Arthur Russ (author) from England on September 10, 2019:
When we moved home (years ago) we had to leave some furniture behind because it wouldn't fit into our new home; but fortunately none of it was old, so it wasn't such a wrench that it would have been has it been something special like an old writing desk.
Although the wardrobes we left behind were a wedding present (sentimental value) so it wasn't an easy choice, but our new home had fitted wardrobes so we didn't have much option.
Mary Norton from Ontario, Canada on September 10, 2019:
There are always these tiny repairs we need to know and I learned some ideas from your article. I used to have an old writing desk but gave it away when we moved. I wish I have kept it.
Arthur Russ (author) from England on September 10, 2019:
Cool. My wife also inherited one, which we’ve now put into our conservatory. That one was in much better condition and only needed some minor restoration to the leather inlay, and a good clean and polish; which I’ve now done.
Liz Westwood from UK on September 10, 2019:
I was interested to see that my daughter has picked one of these up from an antique shop and
has it in her lounge.
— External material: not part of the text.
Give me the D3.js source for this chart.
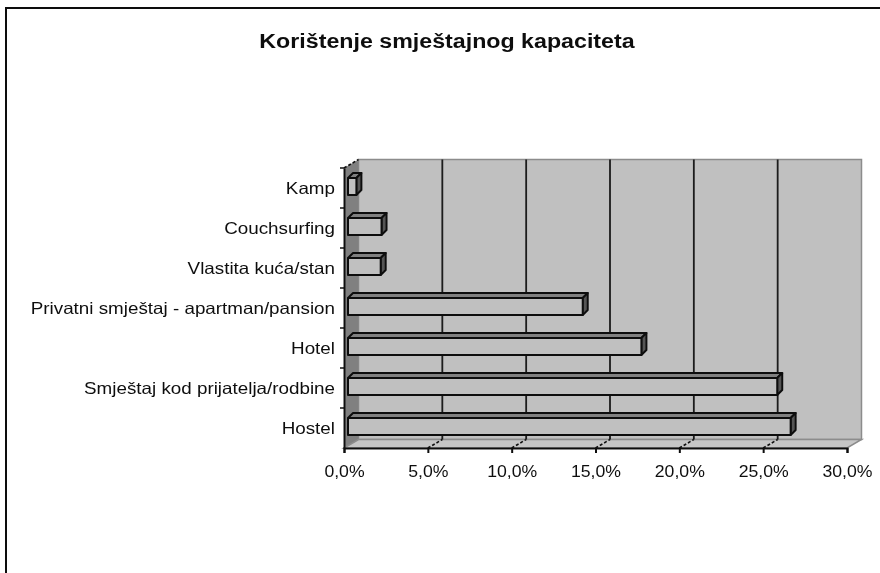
<!DOCTYPE html>
<html>
<head>
<meta charset="utf-8">
<script src="https://cdn.jsdelivr.net/npm/d3@7"></script>
<style>
    body { margin: 0; background: #fff; }
    svg { display: block; }
    text { font-family: "Liberation Sans", Arial, sans-serif; fill: #111; }
</style>
</head>
<body>
<div id="chart"></div>
<script>
'use strict';

const titleText = "Korištenje smještajnog kapaciteta";

// top to bottom, as drawn
const categories = [
    "Kamp",
    "Couchsurfing",
    "Vlastita kuća/stan",
    "Privatni smještaj - apartman/pansion",
    "Hotel",
    "Smještaj kod prijatelja/rodbine",
    "Hostel",
];
const values = [0.5, 2.0, 1.95, 14.0, 17.5, 25.6, 26.4];
const xTicks = [0, 5, 10, 15, 20, 25, 30];

const width = 880;
const height = 573;
const plot = { left: 344, right: 847, top: 168, bottom: 448 };
const depth = { x: 14.5, y: -8.5 };   // shift of the back wall
const bar = { x: 4, y: -1.5, dx: 5, dy: -5 };

const svg = d3.select("#chart")
    .append("svg")
    .attr("width", width)
    .attr("height", height);

// the reference is a soft, upscaled image
svg.append("filter")
    .attr("id", "soft")
    .attr("filterUnits", "userSpaceOnUse")
    .attr("x", 0)
    .attr("y", 0)
    .attr("width", width)
    .attr("height", height)
    .append("feGaussianBlur")
    .attr("stdDeviation", 0.65);

const root = svg.append("g").attr("filter", "url(#soft)");

// the source text is a little wider than the font
function stretch(sel, factor) {
    sel.each(function () {
        const w = this.getComputedTextLength();
        d3.select(this)
            .attr("textLength", w * factor)
            .attr("lengthAdjust", "spacingAndGlyphs");
    });
}

// outer frame, only top and left are visible
root.append("path")
    .attr("d", `M6,${height}V8H${width}`)
    .attr("fill", "none")
    .attr("stroke", "#111")
    .attr("stroke-width", 2);

root.append("text")
    .attr("x", 447)
    .attr("y", 48)
    .attr("text-anchor", "middle")
    .style("font-size", "19.5px")
    .style("font-weight", "bold")
    .text(titleText)
    .call(stretch, 1.19);

const x = d3.scaleLinear().domain([0, 30]).range([plot.left, plot.right]);
const y = d3.scaleBand().domain(categories).range([plot.top, plot.bottom]);

const pts = arr => arr.map(p => p.join(",")).join(" ");

// back wall
root.append("polygon")
    .attr("points", pts([
        [plot.left + depth.x, plot.top + depth.y],
        [plot.right + depth.x, plot.top + depth.y],
        [plot.right + depth.x, plot.bottom + depth.y],
        [plot.left + depth.x, plot.bottom + depth.y],
    ]))
    .attr("fill", "#c0c0c0")
    .attr("stroke", "#8c8c8c")
    .attr("stroke-width", 1.5);

// side wall
root.append("polygon")
    .attr("points", pts([
        [plot.left, plot.top],
        [plot.left + depth.x, plot.top + depth.y],
        [plot.left + depth.x, plot.bottom + depth.y],
        [plot.left, plot.bottom],
    ]))
    .attr("fill", "#808080");

// floor
root.append("polygon")
    .attr("points", pts([
        [plot.left, plot.bottom],
        [plot.left + depth.x, plot.bottom + depth.y],
        [plot.right + depth.x, plot.bottom + depth.y],
        [plot.right, plot.bottom],
    ]))
    .attr("fill", "#c6c6c6")
    .attr("stroke", "#8c8c8c")
    .attr("stroke-width", 1.5);

// grid lines on the wall, dashed where they run over the floor
root.selectAll(".grid")
    .data(xTicks.slice(1, -1))
    .join("line")
    .attr("class", "grid")
    .attr("x1", d => x(d) + depth.x)
    .attr("x2", d => x(d) + depth.x)
    .attr("y1", plot.top + depth.y)
    .attr("y2", plot.bottom + depth.y)
    .attr("stroke", "#1a1a1a")
    .attr("stroke-width", 1.8);

root.selectAll(".grid-floor")
    .data(xTicks.slice(1, -1))
    .join("line")
    .attr("class", "grid-floor")
    .attr("x1", d => x(d))
    .attr("x2", d => x(d) + depth.x)
    .attr("y1", plot.bottom)
    .attr("y2", plot.bottom + depth.y)
    .attr("stroke", "#111")
    .attr("stroke-width", 1.6)
    .attr("stroke-dasharray", "3,2");

// dashed edge above the category axis
root.append("line")
    .attr("x1", plot.left)
    .attr("y1", plot.top)
    .attr("x2", plot.left + depth.x)
    .attr("y2", plot.top + depth.y)
    .attr("stroke", "#111")
    .attr("stroke-width", 1.6)
    .attr("stroke-dasharray", "3,2");

// bars, each a front face, a top face and an end face
const bars = root.selectAll(".bar")
    .data(categories.map((c, i) => ({ c, v: values[i] })))
    .join("g")
    .attr("class", "bar")
    .attr("stroke", "#111")
    .attr("stroke-width", 2)
    .attr("stroke-linejoin", "round");

const barH = 17;
const fx0 = plot.left + bar.x;
const fy0 = d => y(d.c) + y.bandwidth() / 2 + bar.y - barH / 2;
const fx1 = d => x(d.v) + bar.x;

bars.append("polygon")
    .attr("fill", "#808080")
    .attr("points", d => pts([
        [fx0, fy0(d)],
        [fx0 + bar.dx, fy0(d) + bar.dy],
        [fx1(d) + bar.dx, fy0(d) + bar.dy],
        [fx1(d), fy0(d)],
    ]));

bars.append("polygon")
    .attr("fill", "#555")
    .attr("points", d => pts([
        [fx1(d), fy0(d)],
        [fx1(d) + bar.dx, fy0(d) + bar.dy],
        [fx1(d) + bar.dx, fy0(d) + bar.dy + barH],
        [fx1(d), fy0(d) + barH],
    ]));

bars.append("rect")
    .attr("fill", "#c0c0c0")
    .attr("x", fx0)
    .attr("y", fy0)
    .attr("width", d => fx1(d) - fx0)
    .attr("height", barH);

// axes
const xAxis = root.append("g")
    .attr("transform", `translate(0,${plot.bottom})`)
    .call(d3.axisBottom(x)
        .tickValues(xTicks)
        .tickSizeOuter(0)
        .tickSize(5)
        .tickPadding(12)
        .tickFormat(d => d.toFixed(1).replace(".", ",") + "%"));

const yAxis = root.append("g")
    .attr("transform", `translate(${plot.left},0)`)
    .call(d3.axisLeft(y)
        .tickSize(0)
        .tickPadding(9));

// category ticks sit between the bands
root.selectAll(".ytick")
    .data(categories)
    .join("line")
    .attr("class", "ytick")
    .attr("x1", plot.left - 4)
    .attr("x2", plot.left)
    .attr("y1", d => y(d))
    .attr("y2", d => y(d))
    .attr("stroke", "#111")
    .attr("stroke-width", 1.5);

[xAxis, yAxis].forEach(a => {
    a.selectAll("path, line").attr("stroke", "#111").attr("stroke-width", 2);
    a.selectAll("text")
        .style("font-size", "16.5px")
        .style("font-family", '"Liberation Sans", Arial, sans-serif')
        .attr("fill", "#111");
});
xAxis.selectAll("text").call(stretch, 1.07);
yAxis.selectAll("text").attr("dy", "0.38em").call(stretch, 1.14);
</script>
</body>
</html>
In this modern age it is more of a decorative nature and used for storage rather than a writing desk. It looks in reasonable condition, but I shall have to show her your helpful and detailed article in case she feels the need to renovate it.
Arthur Russ (author) from England on September 09, 2019:
Thanks, I fully agree. Although we love the old furniture, and the natural look and feel of wood, accommodating it in the limited space available in our small home is challenging. My next project will be renovating a set of solid oak upholstered dining chairs that we were given.
kimbesa from USA on September 09, 2019:
That's lovely! I love the old furniture, even though most of us have to be careful of how we use our limited space. Thanks for sharing your expertise!